In Julie’s defense, Coach Sig Lawson was a very big, very strong man. In a small town like Danville, Kentucky, Sig Lawson was a person of note. He coached the Centre College swim team and football team until 1976. And then he went on down to Austin College in Texas.

Let’s fast-forward to late spring 1979 — Centre’s Graduation Week — when it was my turn to take the lifeguarding test, so I could  take a summer job at the Centre pool. I had completed Lifesaving and Water Safety Instruction. I knew what I was doing, but nevertheless, it was a test, and I was nervous. In my own mother’s kitchen, I got a good-luck squeeze from Miss Gigi, and she made me laugh by saying, “Well, at least Sig Lawson isn’t here any more.”

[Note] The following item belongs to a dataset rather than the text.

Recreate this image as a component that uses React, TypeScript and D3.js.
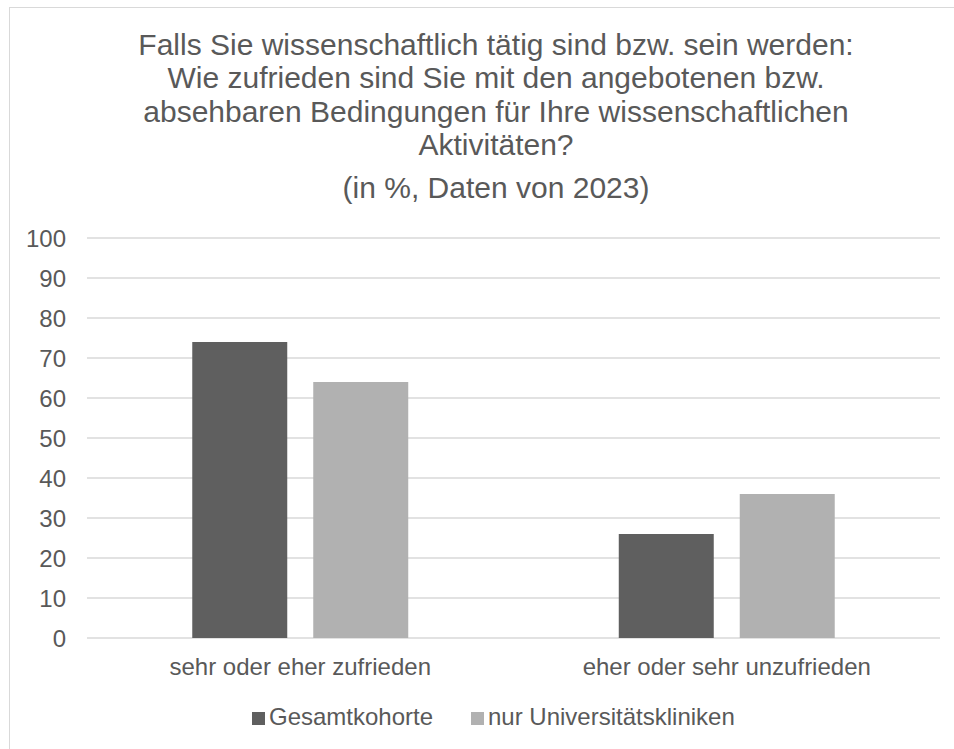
import React from "react";
import * as d3 from "d3";

const categories = ["sehr oder eher zufrieden", "eher oder sehr unzufrieden"];
const seriesNames = ["Gesamtkohorte", "nur Universitätskliniken"];
const gesamtkohorte = [74, 26];
const universitaetskliniken = [64, 36];
const yTicks = [0, 10, 20, 30, 40, 50, 60, 70, 80, 90, 100];
const titleLines = [
  "Falls Sie wissenschaftlich tätig sind bzw. sein werden:",
  "Wie zufrieden sind Sie mit den angebotenen bzw.",
  "absehbaren Bedingungen für Ihre wissenschaftlichen",
  "Aktivitäten?",
];
const subtitle = "(in %, Daten von 2023)";
const colors = ["#5f5f5f", "#b1b1b1"];

export default function App() {
  const W = 954, H = 749;
  const left = 87, right = 940, top = 238, bottom = 638;
  const font = "'Liberation Sans', Arial, sans-serif";
  const textColor = "#595959";
  const y = d3.scaleLinear().domain([0, 100]).range([bottom, top]);
  const x0 = d3.scaleBand<string>().domain(categories).range([left, right]).paddingInner(0).paddingOuter(0);
  const x1 = d3.scaleBand<string>().domain(seriesNames).range([0, x0.bandwidth()]).paddingInner(0.2149).paddingOuter(0.87);
  const values = [gesamtkohorte, universitaetskliniken];
  const cx = 496;
  return (
    <svg width={W} height={H} style={{ position: "absolute", left: 0, top: 0 }}>
      <rect x={0} y={0} width={W} height={H} fill="#fff" />
      <rect x={9.5} y={7.5} width={W + 20} height={H + 20} fill="none" stroke="#d9d9d9" strokeWidth={1} />
      {titleLines.map((t, i) => (
        <text key={i} x={cx} y={55 + i * 33.3} textAnchor="middle" fontFamily={font} fontSize={30} fill={textColor}>{t}</text>
      ))}
      <text x={cx} y={198} textAnchor="middle" fontFamily={font} fontSize={30} fill={textColor}>{subtitle}</text>
      {yTicks.map((t) => (
        <g key={t}>
          <line x1={left} x2={right} y1={y(t)} y2={y(t)} stroke="#d9d9d9" strokeWidth={1.5} />
          <text x={66} y={y(t)} dy="0.36em" textAnchor="end" fontFamily={font} fontSize={24} fill={textColor}>{t}</text>
        </g>
      ))}
      {categories.map((c, ci) => (
        <g key={c}>
          {seriesNames.map((s, si) => (
            <rect key={s} x={(x0(c) ?? 0) + (x1(s) ?? 0)} y={y(values[si][ci])} width={x1.bandwidth()} height={bottom - y(values[si][ci])} fill={colors[si]} />
          ))}
          <text x={(x0(c) ?? 0) + x0.bandwidth() / 2} y={675} textAnchor="middle" fontFamily={font} fontSize={24} fill={textColor}>{c}</text>
        </g>
      ))}
      {seriesNames.map((s, si) => {
        const lx = si === 0 ? 252 : 471;
        return (
          <g key={s}>
            <rect x={lx} y={712} width={13} height={13} fill={colors[si]} />
            <text x={lx + 17} y={725} fontFamily={font} fontSize={24} fill={textColor}>{s}</text>
          </g>
        );
      })}
    </svg>
  );
}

Oh-ho! My Mama really said that? Yes, she did. And you know what happens next, right?

So I was sitting on the edge of the pool with the rest of my lifeguarding class, feet in the water, waiting for our instructor, Ms. Bunnell and her clipboard to get the darn test started. Ms. Bunnell was always cheerful, but this day she was positively bouncy. “Guess what! We have a guest today! Coach Sig Lawson is back to see his seniors graduate, and he has graciously agreed to be our victim!”

Yes, he tried to drown me. We rolled and rolled and rolled and rolled, but just when I thought he’d gotten the best of me, I summoned Julie. And this time, she was not a Lady. She and I punched Sig Lawson in the throat, and gasped, “I…am…tryin’…to…save…your…life!” Then he let me cross-chest carry him to the edge of the pool and drag his horse-size torso onto the deck.

I did pass the test. But, Julie, I couldn’t have done it without you.

*I snapped these images of Coach Sylvan “Sig” Lawson from the the 1976 Centre College yearbook. He’s the big one.